◆ TASK DETAILS: From the entries below, print exactly the span beginning with the line holding "Generate a web" and ending with the line holding "const counts = [130, 132, 144, 143];", endpoints included, and skip any pictures.

════════

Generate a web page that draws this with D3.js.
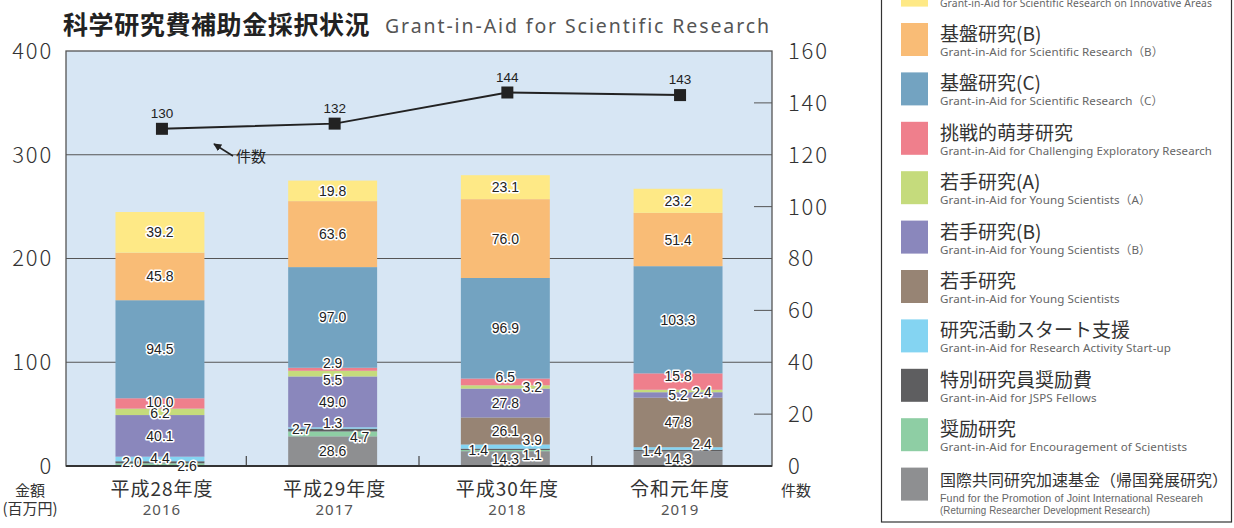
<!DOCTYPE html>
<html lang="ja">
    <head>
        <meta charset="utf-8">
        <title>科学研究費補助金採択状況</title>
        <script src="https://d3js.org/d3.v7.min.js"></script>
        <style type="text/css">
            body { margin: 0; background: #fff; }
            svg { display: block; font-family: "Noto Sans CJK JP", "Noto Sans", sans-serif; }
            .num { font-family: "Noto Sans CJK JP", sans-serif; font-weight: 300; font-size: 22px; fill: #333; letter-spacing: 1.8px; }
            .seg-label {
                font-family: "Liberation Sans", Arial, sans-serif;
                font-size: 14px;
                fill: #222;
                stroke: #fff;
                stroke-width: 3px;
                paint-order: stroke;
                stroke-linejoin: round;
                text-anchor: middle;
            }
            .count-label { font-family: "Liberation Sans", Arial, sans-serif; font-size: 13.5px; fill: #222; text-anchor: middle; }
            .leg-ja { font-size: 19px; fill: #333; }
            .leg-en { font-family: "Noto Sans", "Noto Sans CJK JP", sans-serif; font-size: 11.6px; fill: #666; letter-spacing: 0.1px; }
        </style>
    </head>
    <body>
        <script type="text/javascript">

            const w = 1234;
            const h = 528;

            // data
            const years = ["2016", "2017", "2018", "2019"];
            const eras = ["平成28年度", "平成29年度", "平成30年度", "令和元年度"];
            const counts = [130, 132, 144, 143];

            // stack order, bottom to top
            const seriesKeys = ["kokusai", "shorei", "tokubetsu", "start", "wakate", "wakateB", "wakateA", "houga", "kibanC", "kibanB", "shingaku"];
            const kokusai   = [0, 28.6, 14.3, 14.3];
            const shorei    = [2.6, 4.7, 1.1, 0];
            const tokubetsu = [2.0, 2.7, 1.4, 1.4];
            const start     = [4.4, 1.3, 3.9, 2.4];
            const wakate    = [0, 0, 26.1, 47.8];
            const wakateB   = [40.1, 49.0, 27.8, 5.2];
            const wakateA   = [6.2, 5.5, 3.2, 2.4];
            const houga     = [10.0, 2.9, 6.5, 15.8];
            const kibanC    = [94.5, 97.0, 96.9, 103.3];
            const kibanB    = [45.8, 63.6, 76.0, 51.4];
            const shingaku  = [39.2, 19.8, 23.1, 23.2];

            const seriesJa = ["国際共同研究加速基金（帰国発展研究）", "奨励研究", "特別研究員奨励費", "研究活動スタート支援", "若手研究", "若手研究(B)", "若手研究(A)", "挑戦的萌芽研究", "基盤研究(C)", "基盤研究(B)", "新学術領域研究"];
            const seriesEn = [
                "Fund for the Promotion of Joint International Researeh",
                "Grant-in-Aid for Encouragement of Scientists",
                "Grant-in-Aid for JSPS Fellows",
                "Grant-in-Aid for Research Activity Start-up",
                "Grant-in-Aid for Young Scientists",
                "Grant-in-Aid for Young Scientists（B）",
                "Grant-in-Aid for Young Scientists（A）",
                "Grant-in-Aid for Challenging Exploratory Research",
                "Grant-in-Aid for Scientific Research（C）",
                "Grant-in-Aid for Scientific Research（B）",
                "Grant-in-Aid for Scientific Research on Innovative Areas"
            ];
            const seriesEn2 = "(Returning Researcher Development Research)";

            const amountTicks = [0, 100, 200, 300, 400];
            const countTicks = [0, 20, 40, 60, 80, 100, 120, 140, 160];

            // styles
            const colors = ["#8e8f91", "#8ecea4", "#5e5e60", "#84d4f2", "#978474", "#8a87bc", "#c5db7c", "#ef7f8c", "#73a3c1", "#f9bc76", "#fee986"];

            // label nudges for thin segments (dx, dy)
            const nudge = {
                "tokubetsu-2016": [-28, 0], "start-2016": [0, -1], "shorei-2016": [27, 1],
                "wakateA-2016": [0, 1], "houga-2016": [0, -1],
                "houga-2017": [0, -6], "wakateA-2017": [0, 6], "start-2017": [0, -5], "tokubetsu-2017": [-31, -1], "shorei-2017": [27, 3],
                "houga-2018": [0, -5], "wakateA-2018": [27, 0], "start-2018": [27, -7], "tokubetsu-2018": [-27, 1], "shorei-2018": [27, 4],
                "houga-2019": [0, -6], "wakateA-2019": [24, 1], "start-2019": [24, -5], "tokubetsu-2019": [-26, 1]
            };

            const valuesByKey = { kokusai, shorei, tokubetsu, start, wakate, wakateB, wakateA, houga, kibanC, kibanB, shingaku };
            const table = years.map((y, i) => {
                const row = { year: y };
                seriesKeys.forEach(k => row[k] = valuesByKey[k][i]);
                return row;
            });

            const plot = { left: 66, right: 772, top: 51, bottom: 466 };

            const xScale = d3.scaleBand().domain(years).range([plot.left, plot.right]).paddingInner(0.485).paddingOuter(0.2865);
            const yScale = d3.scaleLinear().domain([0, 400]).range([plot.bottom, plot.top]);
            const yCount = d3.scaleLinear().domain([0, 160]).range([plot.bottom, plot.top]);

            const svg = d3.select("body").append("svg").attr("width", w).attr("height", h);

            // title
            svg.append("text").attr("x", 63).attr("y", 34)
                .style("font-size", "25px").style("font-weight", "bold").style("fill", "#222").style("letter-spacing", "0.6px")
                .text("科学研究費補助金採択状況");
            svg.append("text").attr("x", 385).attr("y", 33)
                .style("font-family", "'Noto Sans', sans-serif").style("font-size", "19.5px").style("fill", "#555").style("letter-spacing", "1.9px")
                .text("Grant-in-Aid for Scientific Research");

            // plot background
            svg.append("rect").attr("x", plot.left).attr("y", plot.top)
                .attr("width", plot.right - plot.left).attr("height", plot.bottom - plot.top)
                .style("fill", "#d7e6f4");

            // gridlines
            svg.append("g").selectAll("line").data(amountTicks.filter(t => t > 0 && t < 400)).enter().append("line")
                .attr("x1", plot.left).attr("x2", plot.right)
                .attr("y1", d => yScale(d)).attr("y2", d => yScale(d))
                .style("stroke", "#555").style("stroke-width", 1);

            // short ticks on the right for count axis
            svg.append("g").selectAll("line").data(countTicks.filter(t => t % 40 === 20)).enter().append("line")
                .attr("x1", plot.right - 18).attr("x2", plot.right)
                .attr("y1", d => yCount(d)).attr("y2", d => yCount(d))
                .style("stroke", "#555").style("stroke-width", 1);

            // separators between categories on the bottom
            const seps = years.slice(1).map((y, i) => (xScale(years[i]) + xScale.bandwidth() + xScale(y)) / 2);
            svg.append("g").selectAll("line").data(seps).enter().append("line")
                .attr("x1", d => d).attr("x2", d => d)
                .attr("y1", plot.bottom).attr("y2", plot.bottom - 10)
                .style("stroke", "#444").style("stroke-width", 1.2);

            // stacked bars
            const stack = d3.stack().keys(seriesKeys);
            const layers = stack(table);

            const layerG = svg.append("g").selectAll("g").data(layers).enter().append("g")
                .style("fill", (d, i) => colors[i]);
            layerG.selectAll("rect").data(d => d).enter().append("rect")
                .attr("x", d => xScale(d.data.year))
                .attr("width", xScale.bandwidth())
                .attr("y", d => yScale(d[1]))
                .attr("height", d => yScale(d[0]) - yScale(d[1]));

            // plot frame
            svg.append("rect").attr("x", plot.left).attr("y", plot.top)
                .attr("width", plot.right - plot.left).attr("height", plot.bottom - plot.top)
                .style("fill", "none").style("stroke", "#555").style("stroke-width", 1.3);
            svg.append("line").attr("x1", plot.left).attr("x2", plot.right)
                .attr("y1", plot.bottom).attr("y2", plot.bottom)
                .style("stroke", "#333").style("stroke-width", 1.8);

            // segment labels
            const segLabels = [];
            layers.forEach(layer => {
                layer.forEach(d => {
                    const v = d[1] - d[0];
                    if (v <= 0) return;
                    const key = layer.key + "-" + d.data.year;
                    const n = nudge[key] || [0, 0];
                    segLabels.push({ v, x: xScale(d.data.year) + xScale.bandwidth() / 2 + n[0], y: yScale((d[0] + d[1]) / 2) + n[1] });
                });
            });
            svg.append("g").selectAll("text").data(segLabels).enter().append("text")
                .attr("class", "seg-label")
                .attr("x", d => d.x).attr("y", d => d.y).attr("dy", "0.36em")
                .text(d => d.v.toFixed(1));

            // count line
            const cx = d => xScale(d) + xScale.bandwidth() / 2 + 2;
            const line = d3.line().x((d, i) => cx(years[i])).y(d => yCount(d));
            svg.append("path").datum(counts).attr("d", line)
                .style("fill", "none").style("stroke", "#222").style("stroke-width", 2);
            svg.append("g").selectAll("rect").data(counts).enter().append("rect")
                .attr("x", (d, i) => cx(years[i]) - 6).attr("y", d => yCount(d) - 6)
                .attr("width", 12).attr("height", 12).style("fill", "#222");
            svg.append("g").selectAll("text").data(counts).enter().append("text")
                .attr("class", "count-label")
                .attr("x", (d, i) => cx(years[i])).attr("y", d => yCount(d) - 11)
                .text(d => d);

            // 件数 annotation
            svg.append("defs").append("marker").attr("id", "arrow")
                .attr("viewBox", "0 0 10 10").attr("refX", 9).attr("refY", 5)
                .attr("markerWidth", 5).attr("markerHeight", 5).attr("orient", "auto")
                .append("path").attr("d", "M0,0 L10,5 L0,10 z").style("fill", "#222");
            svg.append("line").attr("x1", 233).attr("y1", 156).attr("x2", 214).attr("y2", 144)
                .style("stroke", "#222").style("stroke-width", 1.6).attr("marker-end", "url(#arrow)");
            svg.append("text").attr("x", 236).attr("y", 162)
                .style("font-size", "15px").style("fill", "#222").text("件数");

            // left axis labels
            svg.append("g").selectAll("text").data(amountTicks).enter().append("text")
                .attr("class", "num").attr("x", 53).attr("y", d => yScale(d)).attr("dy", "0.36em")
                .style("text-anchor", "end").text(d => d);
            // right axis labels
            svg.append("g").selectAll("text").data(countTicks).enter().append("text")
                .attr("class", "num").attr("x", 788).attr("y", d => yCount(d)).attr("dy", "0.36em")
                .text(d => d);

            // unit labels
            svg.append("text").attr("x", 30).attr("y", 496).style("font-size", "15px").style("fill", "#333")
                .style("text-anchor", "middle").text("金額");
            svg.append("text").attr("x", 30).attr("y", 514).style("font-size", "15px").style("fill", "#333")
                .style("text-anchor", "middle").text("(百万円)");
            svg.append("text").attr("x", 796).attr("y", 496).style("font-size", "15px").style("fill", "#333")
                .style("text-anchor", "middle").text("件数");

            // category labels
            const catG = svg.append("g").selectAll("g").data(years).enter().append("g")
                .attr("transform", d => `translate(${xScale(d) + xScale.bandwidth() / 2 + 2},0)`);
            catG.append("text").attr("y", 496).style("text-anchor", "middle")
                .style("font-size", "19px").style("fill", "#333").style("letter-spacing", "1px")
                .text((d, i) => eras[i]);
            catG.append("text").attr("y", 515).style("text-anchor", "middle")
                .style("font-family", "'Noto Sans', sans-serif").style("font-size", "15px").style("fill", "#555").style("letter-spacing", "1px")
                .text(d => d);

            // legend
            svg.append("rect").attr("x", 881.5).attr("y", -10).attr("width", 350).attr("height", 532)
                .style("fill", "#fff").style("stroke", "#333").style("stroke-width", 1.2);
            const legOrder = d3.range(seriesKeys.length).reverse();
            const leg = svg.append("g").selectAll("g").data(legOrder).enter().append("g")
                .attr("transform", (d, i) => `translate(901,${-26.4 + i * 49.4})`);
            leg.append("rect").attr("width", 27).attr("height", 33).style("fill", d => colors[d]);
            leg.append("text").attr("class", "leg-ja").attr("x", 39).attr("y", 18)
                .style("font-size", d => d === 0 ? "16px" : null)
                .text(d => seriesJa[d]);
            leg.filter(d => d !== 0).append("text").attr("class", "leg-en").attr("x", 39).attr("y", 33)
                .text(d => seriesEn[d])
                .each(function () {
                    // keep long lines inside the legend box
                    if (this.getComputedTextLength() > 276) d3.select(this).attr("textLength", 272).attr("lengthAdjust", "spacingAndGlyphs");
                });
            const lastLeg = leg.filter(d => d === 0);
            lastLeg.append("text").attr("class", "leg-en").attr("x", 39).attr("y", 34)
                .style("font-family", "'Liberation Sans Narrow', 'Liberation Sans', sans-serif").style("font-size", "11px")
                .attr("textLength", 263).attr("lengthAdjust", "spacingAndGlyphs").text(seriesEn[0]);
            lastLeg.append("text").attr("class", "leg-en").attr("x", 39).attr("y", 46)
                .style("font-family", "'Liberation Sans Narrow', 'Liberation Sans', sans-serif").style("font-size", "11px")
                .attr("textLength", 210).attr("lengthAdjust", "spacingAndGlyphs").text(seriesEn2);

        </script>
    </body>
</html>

════════

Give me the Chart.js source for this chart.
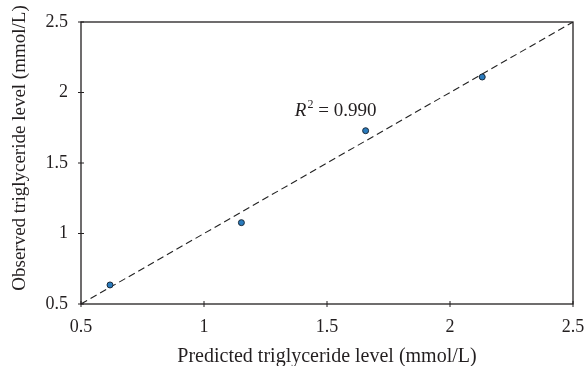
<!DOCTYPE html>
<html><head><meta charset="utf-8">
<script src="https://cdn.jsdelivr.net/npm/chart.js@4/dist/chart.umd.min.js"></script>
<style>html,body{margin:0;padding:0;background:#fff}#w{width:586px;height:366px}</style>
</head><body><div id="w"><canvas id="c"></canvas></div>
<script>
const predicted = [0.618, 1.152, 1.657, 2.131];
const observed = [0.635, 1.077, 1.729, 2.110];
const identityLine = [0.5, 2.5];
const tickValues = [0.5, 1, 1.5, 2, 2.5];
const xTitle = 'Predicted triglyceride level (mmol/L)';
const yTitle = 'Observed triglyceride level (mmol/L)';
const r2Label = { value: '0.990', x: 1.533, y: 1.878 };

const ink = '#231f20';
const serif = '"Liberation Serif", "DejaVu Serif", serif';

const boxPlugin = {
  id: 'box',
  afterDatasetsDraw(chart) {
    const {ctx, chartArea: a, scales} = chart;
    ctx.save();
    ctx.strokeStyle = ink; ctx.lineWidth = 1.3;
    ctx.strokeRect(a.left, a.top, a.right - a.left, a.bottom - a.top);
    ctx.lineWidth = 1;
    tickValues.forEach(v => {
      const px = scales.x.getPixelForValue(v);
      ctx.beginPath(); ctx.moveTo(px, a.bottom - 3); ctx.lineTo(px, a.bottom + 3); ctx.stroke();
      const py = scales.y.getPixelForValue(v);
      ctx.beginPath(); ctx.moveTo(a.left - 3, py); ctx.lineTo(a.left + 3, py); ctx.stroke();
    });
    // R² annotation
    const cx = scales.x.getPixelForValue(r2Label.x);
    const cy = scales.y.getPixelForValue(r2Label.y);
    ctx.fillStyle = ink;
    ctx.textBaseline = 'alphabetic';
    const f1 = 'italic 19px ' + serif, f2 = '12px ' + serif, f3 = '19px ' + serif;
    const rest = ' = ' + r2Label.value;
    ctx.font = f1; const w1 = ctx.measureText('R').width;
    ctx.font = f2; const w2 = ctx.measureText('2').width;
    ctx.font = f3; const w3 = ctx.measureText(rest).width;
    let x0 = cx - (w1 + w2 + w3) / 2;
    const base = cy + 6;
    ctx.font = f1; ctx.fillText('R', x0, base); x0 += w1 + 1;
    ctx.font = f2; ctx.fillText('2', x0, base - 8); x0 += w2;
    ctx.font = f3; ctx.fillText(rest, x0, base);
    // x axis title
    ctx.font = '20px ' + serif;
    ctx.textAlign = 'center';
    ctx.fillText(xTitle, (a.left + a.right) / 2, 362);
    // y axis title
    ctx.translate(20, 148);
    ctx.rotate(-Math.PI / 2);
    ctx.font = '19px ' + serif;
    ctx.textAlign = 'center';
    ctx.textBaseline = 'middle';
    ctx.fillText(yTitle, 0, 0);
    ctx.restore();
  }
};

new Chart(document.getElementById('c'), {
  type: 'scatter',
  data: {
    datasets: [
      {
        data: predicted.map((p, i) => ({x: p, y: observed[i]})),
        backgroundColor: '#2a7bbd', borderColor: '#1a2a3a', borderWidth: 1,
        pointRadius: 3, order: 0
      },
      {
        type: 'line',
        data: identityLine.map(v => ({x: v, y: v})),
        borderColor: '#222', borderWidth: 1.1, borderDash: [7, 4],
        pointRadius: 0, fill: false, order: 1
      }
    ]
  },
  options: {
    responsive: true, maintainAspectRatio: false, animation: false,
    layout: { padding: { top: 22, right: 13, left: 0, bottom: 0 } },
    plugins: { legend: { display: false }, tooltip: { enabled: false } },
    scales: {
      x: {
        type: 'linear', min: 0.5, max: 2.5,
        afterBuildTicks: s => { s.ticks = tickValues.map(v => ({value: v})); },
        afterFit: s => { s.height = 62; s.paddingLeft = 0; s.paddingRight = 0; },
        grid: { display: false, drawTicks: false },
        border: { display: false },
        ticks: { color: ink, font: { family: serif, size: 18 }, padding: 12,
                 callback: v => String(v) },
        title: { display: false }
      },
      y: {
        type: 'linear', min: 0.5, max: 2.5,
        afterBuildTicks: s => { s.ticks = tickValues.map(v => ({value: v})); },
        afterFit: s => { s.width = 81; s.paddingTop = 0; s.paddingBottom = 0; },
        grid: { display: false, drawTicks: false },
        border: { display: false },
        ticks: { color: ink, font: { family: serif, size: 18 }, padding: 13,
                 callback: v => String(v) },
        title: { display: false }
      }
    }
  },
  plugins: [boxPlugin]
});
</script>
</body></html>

════════

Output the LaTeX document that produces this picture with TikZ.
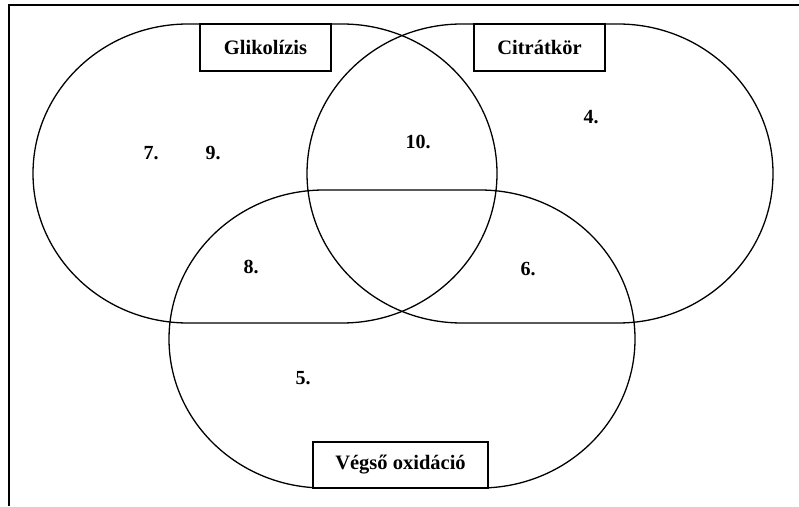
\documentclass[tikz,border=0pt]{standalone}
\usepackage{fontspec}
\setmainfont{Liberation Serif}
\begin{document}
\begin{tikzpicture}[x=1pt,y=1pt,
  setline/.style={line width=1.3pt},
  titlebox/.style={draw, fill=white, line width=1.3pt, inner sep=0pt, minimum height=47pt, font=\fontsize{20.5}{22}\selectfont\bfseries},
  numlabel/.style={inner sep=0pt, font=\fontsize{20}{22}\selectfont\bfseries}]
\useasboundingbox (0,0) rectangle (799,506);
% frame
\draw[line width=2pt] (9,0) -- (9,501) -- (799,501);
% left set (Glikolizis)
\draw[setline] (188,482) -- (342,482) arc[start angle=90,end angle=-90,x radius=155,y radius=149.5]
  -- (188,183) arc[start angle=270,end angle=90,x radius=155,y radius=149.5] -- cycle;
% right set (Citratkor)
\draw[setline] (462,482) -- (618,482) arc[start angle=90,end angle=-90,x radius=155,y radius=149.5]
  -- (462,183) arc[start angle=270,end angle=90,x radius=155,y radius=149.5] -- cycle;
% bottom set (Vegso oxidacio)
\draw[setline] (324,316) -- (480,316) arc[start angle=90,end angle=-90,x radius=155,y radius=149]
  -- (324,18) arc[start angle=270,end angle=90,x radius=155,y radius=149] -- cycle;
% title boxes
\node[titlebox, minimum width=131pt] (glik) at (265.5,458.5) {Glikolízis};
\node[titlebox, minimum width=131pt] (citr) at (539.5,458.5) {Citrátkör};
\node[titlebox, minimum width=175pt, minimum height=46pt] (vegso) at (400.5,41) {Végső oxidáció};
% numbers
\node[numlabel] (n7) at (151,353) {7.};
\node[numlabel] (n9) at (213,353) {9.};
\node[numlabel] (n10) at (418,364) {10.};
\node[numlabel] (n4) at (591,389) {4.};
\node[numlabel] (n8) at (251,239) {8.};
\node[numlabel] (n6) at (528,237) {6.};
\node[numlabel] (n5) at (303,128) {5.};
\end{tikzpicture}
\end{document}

════════

◆ SOLVED EXERCISE:
Generate a web page that draws this with D3.js.
<!DOCTYPE html>
<html lang="ja">
    <head>
        <meta charset="utf-8">
        <title>科学研究費補助金採択状況</title>
        <script src="https://d3js.org/d3.v7.min.js"></script>
        <style type="text/css">
            body { margin: 0; background: #fff; }
            svg { display: block; font-family: "Noto Sans CJK JP", "Noto Sans", sans-serif; }
            .num { font-family: "Noto Sans CJK JP", sans-serif; font-weight: 300; font-size: 22px; fill: #333; letter-spacing: 1.8px; }
            .seg-label {
                font-family: "Liberation Sans", Arial, sans-serif;
                font-size: 14px;
                fill: #222;
                stroke: #fff;
                stroke-width: 3px;
                paint-order: stroke;
                stroke-linejoin: round;
                text-anchor: middle;
            }
            .count-label { font-family: "Liberation Sans", Arial, sans-serif; font-size: 13.5px; fill: #222; text-anchor: middle; }
            .leg-ja { font-size: 19px; fill: #333; }
            .leg-en { font-family: "Noto Sans", "Noto Sans CJK JP", sans-serif; font-size: 11.6px; fill: #666; letter-spacing: 0.1px; }
        </style>
    </head>
    <body>
        <script type="text/javascript">

            const w = 1234;
            const h = 528;

            // data
            const years = ["2016", "2017", "2018", "2019"];
            const eras = ["平成28年度", "平成29年度", "平成30年度", "令和元年度"];
            const counts = [130, 132, 144, 143];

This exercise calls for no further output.